To illustrate the shocking absurdity of GoGuardian’s flagging algorithm, EFF built the Red Flag Machine. Derived from real GoGuardian data, users are presented with websites that were flagged and are asked to guess what keywords triggered the alert.
“This project reveals the very real and very specific failures of student monitoring technology,” said EFF Director of Investigations Dave Maass. “It’s one thing to be concerned broadly about student surveillance, but it’s an entirely different experience to see that students are ‘flagged’ for researching Black authors, the Holocaust, and the LGBTQ+ rights movement. It’s shocking, but it’s also absurd: Students have even been flagged for visiting the official Marine Corps’ fitness guide and looking at the bios of the cast of Shark Tank.”

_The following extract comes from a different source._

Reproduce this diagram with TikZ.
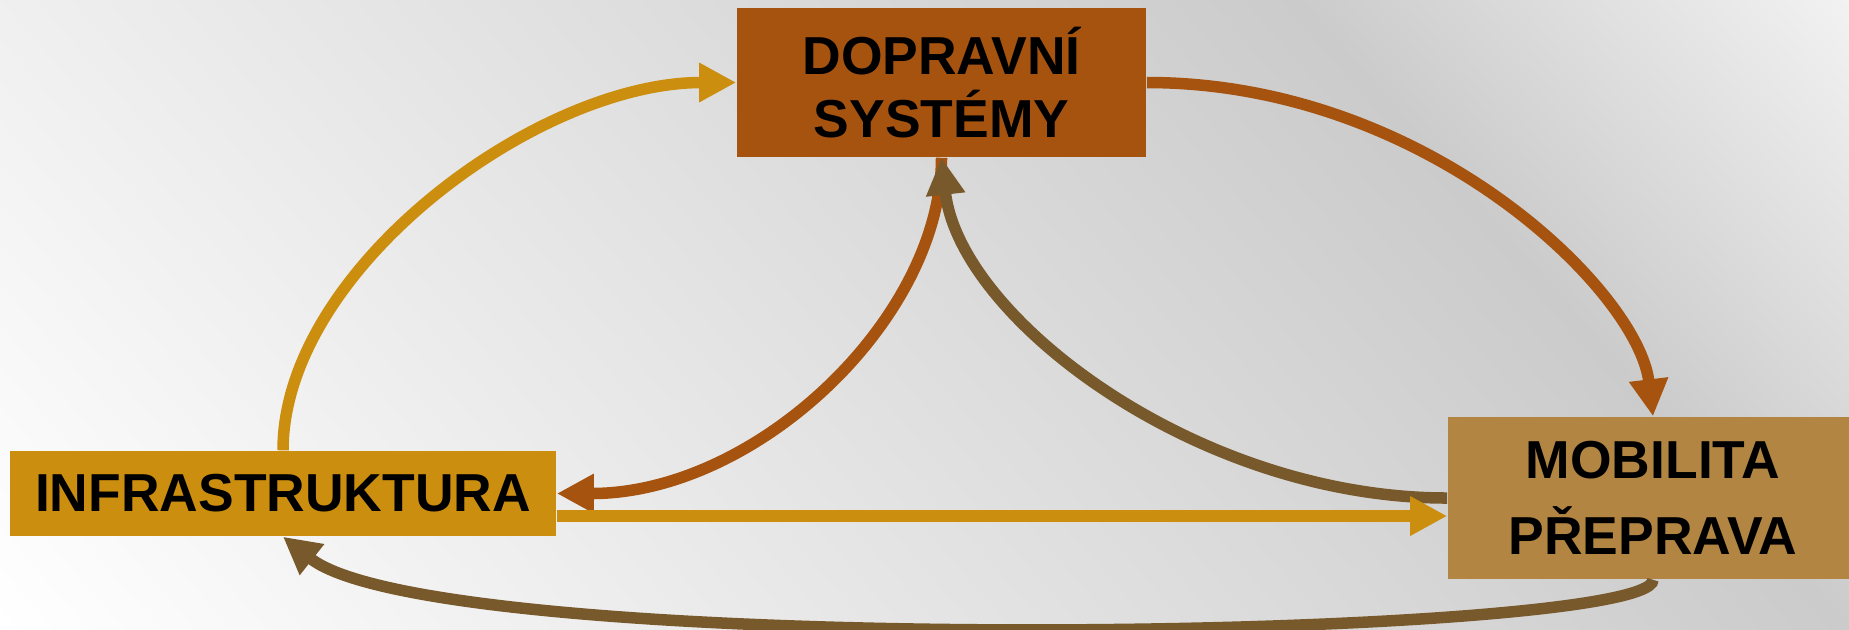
\documentclass[tikz,border=0pt]{standalone}
\usepackage{fontspec}
\setmainfont{Liberation Sans}[BoldFont={Liberation Sans Bold}]
\usetikzlibrary{arrows.meta}
\definecolor{cDop}{HTML}{A65310}
\definecolor{cInf}{HTML}{CC8E0E}
\definecolor{cMob}{HTML}{B28642}
\definecolor{cOl}{HTML}{78592B}
\definecolor{bgW}{HTML}{FFFFFF}
\definecolor{bgG}{HTML}{CBCBCB}
\definecolor{bgT}{HTML}{F2F2F2}
\pgfdeclarehorizontalshading{bgshade}{100bp}{color(0bp)=(bgW); color(27.4bp)=(bgW); color(62.2bp)=(bgG); color(72.6bp)=(bgT); color(100bp)=(bgT)}
\begin{document}
\begin{tikzpicture}[x=0.01cm,y=-0.01cm,
  box/.style={draw=none, inner sep=0pt, align=center, font=\fontsize{15.2}{18}\selectfont\bfseries},
  conn/.style={line width=0.115cm, -{Triangle[length=0.37cm,width=0.37cm]}}]
\useasboundingbox (0,0) rectangle (1849,629);
\begin{scope}
\clip (0,0) rectangle (1849,629);
\shade[shading=bgshade, shading angle=41.2] (-75.5,-685.5) rectangle (1924.5,1314.5);
\end{scope}
\begin{scope}
\clip (0,0) rectangle (1849,629);
\node[box, fill=cDop, minimum width=4.09cm, minimum height=1.49cm] (dop) at (941.5,82.5) {DOPRAVNÍ\\SYSTÉMY};
\node[box, fill=cInf, minimum width=5.46cm, minimum height=0.85cm] (inf) at (283,493.5) {INFRASTRUKTURA};
\node[box, fill=cMob, minimum width=4.10cm, minimum height=1.62cm, font=\fontsize{15.2}{21.6}\selectfont\bfseries] (mob) at (1653,498) {MOBILITA\\PŘEPRAVA};
\coordinate (hy) at (0,516);
\draw[conn, cInf] (inf.north) .. controls +(0,-180) and +(-200,0) .. (dop.west);
\draw[conn, cDop] (dop.east) .. controls +(280,0) and +(-15,-125) .. (mob.north);
\draw[conn, cDop] (dop.south) .. controls +(0,160) and +(200,0) .. (inf.east);
\draw[conn, cOl] (mob.west) .. controls +(-250,0) and +(18,160) .. (dop.south);
\draw[conn, cInf] (inf.east |- hy) -- (mob.west |- hy);
\draw[conn, cOl] (mob.south) .. controls +(0,60) and +(157,124) .. (inf.south);
\end{scope}
\end{tikzpicture}
\end{document}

If you are curious, the quiz in question is here and pretty much any innocuous thing could theoretically be flagged as “harmful”. Judging by what we saw, it basically scours every internet page looking for specific words found in the text. If it appears, then the software flags the webpage as dangerous. So, if a website contains the word “anal”, for instance, the page gets flagged regardless of context. The page in question could be an adult or pornographic website or it could be a web page containing actual helpful health information. In one example we saw, a webpage republishing passages from the bible ended up being flagged. In another, the page in question was about thermometers.
Supporters of online harms initiatives love to insist that the technology to combat harmful content exists. The problem is that such technology is really REALLY bad and does far more harm than good. Scouring the internet for specific words is a highly ineffective method for flagging so-called “harmful” content, but as demonstrated by the EFF, that is where the technology is today.
Some out there will probably insist with something along the lines of, “yeah, but such laws could spurn innovation!” The sad reality is that what is being asked for isn’t some sort of technological barrier to be overcome. What is being asked for is a miracle that isn’t going to happen without the complete removal of all speech on the internet. You could pass a law demanding that cancer be cured. It doesn’t automatically mean that cancer will be cured because of the law. If anything, such an endeavour is little more than wishful thinking.
The incentives to actually filter out so-called “harmful” content exists today. There’s a number of child safety filtering solutions out there and there is a capitalism incentive to produce a really good solution. Yet, here we are today with no technological solution to remove “harmful” speech. Filtering technology can filter out a portion of adult oriented and gambling websites, but that isn’t anywhere near close enough to take on what is being asked here.
It’s for reasons like these that I have always been personally against “online harms” laws. Such endeavours only end up causing far more harm than what they end up preventing. As a result, everyone loses out.